* start Raw data *
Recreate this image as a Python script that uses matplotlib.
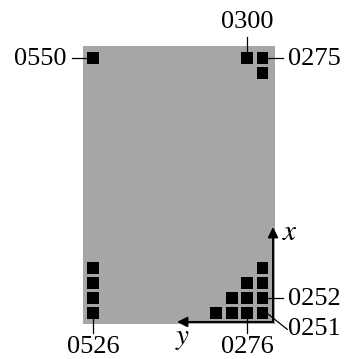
import matplotlib
matplotlib.use("Agg")
import matplotlib.pyplot as plt
from matplotlib.patches import Rectangle

plt.rcParams['font.family'] = ['Liberation Serif', 'DejaVu Serif']
plt.rcParams['mathtext.fontset'] = 'stix'

# occupied cells: x index (upwards), y index (leftwards)
cell_x = [0, 0, 0, 0, 1, 1, 1, 2, 2, 3,
          0, 1, 2, 3,
          24, 23, 24,
          24]
cell_y = [0, 1, 2, 3, 0, 1, 2, 0, 1, 0,
          11, 11, 11, 11,
          0, 0, 1,
          11]

# labelled cells
label_text = ["0550", "0300", "0275", "0526", "0276", "0252", "0251"]
label_x = [24, 24, 24, 0, 0, 1, 0]
label_y = [11, 1, 0, 11, 1, 0, 0]
label_side = ["left", "up", "right", "down", "down", "right", "diag"]

FS = 19
SQ_W, SQ_H = 0.76, 0.78


def row_of(x):
    # the x range is drawn with its middle part squeezed out
    return x if x <= 12 else x - 7


fig = plt.figure(figsize=(3.47, 3.59), dpi=100)
ax = fig.add_axes([0, 0, 1, 1])
ax.set_xlim(17.03, -5.48)
ax.set_ylim(-3.08, 20.85)
ax.axis('off')

# background block
ax.add_patch(Rectangle((-0.8, -0.75), 12.45, 18.55, facecolor='#a6a6a6',
                       edgecolor='none', zorder=0))

for x, y in zip(cell_x, cell_y):
    r = row_of(x)
    ax.add_patch(Rectangle((y - SQ_W / 2, r - SQ_H / 2), SQ_W, SQ_H,
                           facecolor='black', edgecolor='none', zorder=2))

# axes arrows
arrow = dict(arrowstyle='-|>,head_length=0.6,head_width=0.3', color='black',
             lw=1.4, shrinkA=0, shrinkB=0)
ax.annotate('', xy=(-0.68, 5.72), xytext=(-0.68, -0.61), arrowprops=arrow, zorder=3)
ax.annotate('', xy=(5.55, -0.61), xytext=(-0.68, -0.61), arrowprops=arrow, zorder=3)
ax.text(-1.8, 5.32, '$x$', fontsize=21, ha='center', va='center')
ax.text(5.16, -1.72, '$y$', fontsize=21, ha='center', va='center')

# leader lines and labels
for txt, x, y, side in zip(label_text, label_x, label_y, label_side):
    r = row_of(x)
    if side == "left":
        ax.plot([y + SQ_W / 2, y + 1.36], [r, r], color='black', lw=0.9, zorder=3)
        ax.text(y + 1.69, r - 0.48, txt, fontsize=FS, ha='right', va='baseline')
    elif side == "right":
        ax.plot([y - SQ_W / 2, y - 1.33], [r, r], color='black', lw=0.9, zorder=3)
        ax.text(y - 1.67, r - 0.48, txt, fontsize=FS, ha='left', va='baseline')
    elif side == "up":
        ax.plot([y, y], [r + SQ_H / 2, r + 1.39], color='black', lw=0.9, zorder=3)
        ax.text(y, r + 1.97, txt, fontsize=FS, ha='center', va='baseline')
    elif side == "down":
        ax.plot([y, y], [r - SQ_H / 2, r - 1.35], color='black', lw=0.9, zorder=3)
        ax.text(y, r - 2.68, txt, fontsize=FS, ha='center', va='baseline')
    else:
        ax.plot([y - SQ_W / 2, y - 1.6], [r - 0.1, r - 1.1], color='black', lw=0.9, zorder=3)
        ax.text(y - 1.67, r - 1.5, txt, fontsize=FS, ha='left', va='baseline')

fig.savefig('out.png', dpi=100)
* end Raw data *
## Written request
Look at the listing and set down only the lines from its start through the line with "return x if x <= 12 else x - 7", word for word and without pictures.

## Solution to this task
Recreate this image as a Python script that uses matplotlib.
import matplotlib
matplotlib.use("Agg")
import matplotlib.pyplot as plt
from matplotlib.patches import Rectangle

plt.rcParams['font.family'] = ['Liberation Serif', 'DejaVu Serif']
plt.rcParams['mathtext.fontset'] = 'stix'

# occupied cells: x index (upwards), y index (leftwards)
cell_x = [0, 0, 0, 0, 1, 1, 1, 2, 2, 3,
          0, 1, 2, 3,
          24, 23, 24,
          24]
cell_y = [0, 1, 2, 3, 0, 1, 2, 0, 1, 0,
          11, 11, 11, 11,
          0, 0, 1,
          11]

# labelled cells
label_text = ["0550", "0300", "0275", "0526", "0276", "0252", "0251"]
label_x = [24, 24, 24, 0, 0, 1, 0]
label_y = [11, 1, 0, 11, 1, 0, 0]
label_side = ["left", "up", "right", "down", "down", "right", "diag"]

FS = 19
SQ_W, SQ_H = 0.76, 0.78


def row_of(x):
    # the x range is drawn with its middle part squeezed out
    return x if x <= 12 else x - 7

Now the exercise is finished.